Data provided:
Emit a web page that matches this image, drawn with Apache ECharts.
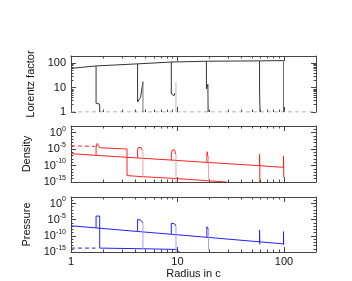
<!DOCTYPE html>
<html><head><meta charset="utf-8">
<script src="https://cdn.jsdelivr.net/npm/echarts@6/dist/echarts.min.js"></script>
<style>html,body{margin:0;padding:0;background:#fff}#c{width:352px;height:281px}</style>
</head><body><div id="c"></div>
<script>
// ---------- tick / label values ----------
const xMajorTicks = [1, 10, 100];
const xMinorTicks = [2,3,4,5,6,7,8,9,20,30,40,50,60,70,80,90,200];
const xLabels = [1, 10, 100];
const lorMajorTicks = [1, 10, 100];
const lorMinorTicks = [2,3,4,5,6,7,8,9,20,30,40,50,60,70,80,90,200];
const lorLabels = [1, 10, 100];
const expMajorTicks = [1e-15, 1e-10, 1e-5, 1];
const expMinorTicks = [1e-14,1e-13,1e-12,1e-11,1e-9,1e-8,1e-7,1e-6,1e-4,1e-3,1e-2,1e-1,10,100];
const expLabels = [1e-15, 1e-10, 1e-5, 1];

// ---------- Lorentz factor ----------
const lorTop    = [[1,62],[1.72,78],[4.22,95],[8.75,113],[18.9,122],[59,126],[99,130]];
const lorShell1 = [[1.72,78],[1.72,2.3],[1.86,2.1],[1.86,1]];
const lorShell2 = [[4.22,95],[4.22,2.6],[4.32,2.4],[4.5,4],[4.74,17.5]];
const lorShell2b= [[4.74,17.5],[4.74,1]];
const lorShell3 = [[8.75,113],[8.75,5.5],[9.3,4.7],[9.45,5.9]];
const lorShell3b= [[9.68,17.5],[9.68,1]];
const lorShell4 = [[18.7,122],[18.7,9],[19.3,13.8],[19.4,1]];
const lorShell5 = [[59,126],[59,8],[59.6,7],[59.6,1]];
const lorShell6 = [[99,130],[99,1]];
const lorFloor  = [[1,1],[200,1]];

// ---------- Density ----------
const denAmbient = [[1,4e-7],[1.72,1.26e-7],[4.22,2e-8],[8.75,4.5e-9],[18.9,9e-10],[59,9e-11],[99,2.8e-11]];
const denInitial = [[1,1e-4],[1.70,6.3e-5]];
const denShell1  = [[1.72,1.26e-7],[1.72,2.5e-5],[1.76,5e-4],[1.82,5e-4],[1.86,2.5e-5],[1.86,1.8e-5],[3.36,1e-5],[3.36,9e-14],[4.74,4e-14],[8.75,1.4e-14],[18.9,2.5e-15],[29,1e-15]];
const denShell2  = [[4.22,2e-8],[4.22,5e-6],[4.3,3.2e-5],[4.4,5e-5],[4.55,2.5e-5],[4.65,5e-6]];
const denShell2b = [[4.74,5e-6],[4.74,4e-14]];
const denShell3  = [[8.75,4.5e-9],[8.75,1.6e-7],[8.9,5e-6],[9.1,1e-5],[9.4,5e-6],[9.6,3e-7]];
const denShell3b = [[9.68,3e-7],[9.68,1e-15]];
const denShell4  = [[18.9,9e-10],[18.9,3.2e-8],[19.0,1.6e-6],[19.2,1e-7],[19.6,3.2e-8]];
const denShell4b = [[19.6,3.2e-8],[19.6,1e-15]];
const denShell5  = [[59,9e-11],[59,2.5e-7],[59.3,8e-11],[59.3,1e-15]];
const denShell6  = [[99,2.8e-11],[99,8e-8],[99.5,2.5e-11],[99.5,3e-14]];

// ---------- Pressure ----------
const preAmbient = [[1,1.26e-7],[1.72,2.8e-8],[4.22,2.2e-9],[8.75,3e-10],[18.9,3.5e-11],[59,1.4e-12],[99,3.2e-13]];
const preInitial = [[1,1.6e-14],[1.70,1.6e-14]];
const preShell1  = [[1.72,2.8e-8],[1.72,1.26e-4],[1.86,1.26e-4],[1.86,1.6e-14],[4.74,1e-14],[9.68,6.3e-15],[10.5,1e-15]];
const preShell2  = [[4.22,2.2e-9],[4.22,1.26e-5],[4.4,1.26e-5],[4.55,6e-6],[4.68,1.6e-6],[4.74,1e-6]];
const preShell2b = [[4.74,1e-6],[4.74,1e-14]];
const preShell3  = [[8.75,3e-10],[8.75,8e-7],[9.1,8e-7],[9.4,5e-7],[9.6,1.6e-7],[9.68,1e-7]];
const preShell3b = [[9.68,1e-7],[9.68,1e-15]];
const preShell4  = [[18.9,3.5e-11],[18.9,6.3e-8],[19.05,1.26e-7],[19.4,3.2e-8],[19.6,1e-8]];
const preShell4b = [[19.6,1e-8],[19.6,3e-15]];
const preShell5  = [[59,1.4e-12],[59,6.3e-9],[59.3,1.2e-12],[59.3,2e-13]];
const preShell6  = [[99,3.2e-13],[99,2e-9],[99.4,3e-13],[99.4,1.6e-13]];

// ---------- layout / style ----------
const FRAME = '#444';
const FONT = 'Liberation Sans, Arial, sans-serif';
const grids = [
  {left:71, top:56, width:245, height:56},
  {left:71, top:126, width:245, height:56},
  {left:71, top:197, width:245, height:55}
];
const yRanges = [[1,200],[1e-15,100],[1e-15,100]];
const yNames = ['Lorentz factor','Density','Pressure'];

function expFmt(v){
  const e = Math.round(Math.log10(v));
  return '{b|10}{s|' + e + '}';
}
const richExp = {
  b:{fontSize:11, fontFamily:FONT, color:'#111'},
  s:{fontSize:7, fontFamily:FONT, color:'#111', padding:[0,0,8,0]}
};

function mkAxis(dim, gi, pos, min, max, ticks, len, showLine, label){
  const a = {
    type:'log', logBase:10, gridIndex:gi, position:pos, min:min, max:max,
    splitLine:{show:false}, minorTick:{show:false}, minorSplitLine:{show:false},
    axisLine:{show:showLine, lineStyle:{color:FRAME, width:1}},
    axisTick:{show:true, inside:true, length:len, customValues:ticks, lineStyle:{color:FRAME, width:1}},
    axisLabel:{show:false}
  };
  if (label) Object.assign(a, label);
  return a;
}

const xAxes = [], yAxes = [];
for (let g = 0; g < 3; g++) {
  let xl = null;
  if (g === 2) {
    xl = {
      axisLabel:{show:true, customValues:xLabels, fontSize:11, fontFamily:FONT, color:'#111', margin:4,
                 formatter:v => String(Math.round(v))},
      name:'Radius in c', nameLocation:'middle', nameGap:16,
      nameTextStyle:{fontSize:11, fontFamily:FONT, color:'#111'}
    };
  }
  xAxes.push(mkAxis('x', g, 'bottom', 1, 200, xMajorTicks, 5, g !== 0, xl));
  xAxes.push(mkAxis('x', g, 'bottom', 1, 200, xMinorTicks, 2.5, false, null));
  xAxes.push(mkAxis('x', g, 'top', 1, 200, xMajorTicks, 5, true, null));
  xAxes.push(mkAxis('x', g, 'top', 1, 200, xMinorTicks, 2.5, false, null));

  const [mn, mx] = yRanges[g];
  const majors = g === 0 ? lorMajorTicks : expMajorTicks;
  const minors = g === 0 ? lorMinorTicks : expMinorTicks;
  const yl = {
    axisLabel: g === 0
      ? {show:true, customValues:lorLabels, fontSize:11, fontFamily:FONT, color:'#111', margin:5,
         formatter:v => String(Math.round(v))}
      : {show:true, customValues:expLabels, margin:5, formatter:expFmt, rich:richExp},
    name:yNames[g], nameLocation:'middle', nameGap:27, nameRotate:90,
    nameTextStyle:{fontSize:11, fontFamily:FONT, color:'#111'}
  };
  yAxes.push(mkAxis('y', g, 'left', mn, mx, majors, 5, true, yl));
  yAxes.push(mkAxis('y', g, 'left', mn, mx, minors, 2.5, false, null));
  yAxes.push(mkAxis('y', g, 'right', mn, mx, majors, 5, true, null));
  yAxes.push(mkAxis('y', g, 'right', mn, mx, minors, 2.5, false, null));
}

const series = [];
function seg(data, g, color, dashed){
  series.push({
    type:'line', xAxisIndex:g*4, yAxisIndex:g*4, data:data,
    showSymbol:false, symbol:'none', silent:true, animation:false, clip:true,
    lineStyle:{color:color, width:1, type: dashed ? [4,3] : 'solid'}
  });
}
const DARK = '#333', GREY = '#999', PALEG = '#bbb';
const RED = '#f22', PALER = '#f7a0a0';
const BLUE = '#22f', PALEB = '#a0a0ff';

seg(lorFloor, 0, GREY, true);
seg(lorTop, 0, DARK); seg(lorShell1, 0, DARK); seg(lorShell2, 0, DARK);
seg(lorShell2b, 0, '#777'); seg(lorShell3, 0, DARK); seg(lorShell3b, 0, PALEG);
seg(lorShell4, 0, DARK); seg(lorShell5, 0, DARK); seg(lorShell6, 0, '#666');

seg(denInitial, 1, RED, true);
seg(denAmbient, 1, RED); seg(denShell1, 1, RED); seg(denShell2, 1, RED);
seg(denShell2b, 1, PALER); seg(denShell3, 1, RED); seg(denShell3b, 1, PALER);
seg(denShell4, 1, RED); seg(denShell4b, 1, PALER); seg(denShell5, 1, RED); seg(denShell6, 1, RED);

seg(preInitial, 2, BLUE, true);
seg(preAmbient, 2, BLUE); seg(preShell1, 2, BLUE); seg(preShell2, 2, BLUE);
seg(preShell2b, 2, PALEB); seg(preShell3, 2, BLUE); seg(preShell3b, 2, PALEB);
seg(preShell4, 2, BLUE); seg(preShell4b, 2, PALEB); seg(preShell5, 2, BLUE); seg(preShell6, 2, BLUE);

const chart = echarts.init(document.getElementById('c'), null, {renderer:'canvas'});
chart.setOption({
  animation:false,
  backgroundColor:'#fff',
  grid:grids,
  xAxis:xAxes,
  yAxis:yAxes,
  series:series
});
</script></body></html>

Task description: Copy exactly the lines running from the beginning of the listing through the line that has "const expLabels = [1e-15, 1e-10, 1e-5, 1];". Drop the pictures.

Answer for the task:
Emit a web page that matches this image, drawn with Apache ECharts.
<!DOCTYPE html>
<html><head><meta charset="utf-8">
<script src="https://cdn.jsdelivr.net/npm/echarts@6/dist/echarts.min.js"></script>
<style>html,body{margin:0;padding:0;background:#fff}#c{width:352px;height:281px}</style>
</head><body><div id="c"></div>
<script>
// ---------- tick / label values ----------
const xMajorTicks = [1, 10, 100];
const xMinorTicks = [2,3,4,5,6,7,8,9,20,30,40,50,60,70,80,90,200];
const xLabels = [1, 10, 100];
const lorMajorTicks = [1, 10, 100];
const lorMinorTicks = [2,3,4,5,6,7,8,9,20,30,40,50,60,70,80,90,200];
const lorLabels = [1, 10, 100];
const expMajorTicks = [1e-15, 1e-10, 1e-5, 1];
const expMinorTicks = [1e-14,1e-13,1e-12,1e-11,1e-9,1e-8,1e-7,1e-6,1e-4,1e-3,1e-2,1e-1,10,100];
const expLabels = [1e-15, 1e-10, 1e-5, 1];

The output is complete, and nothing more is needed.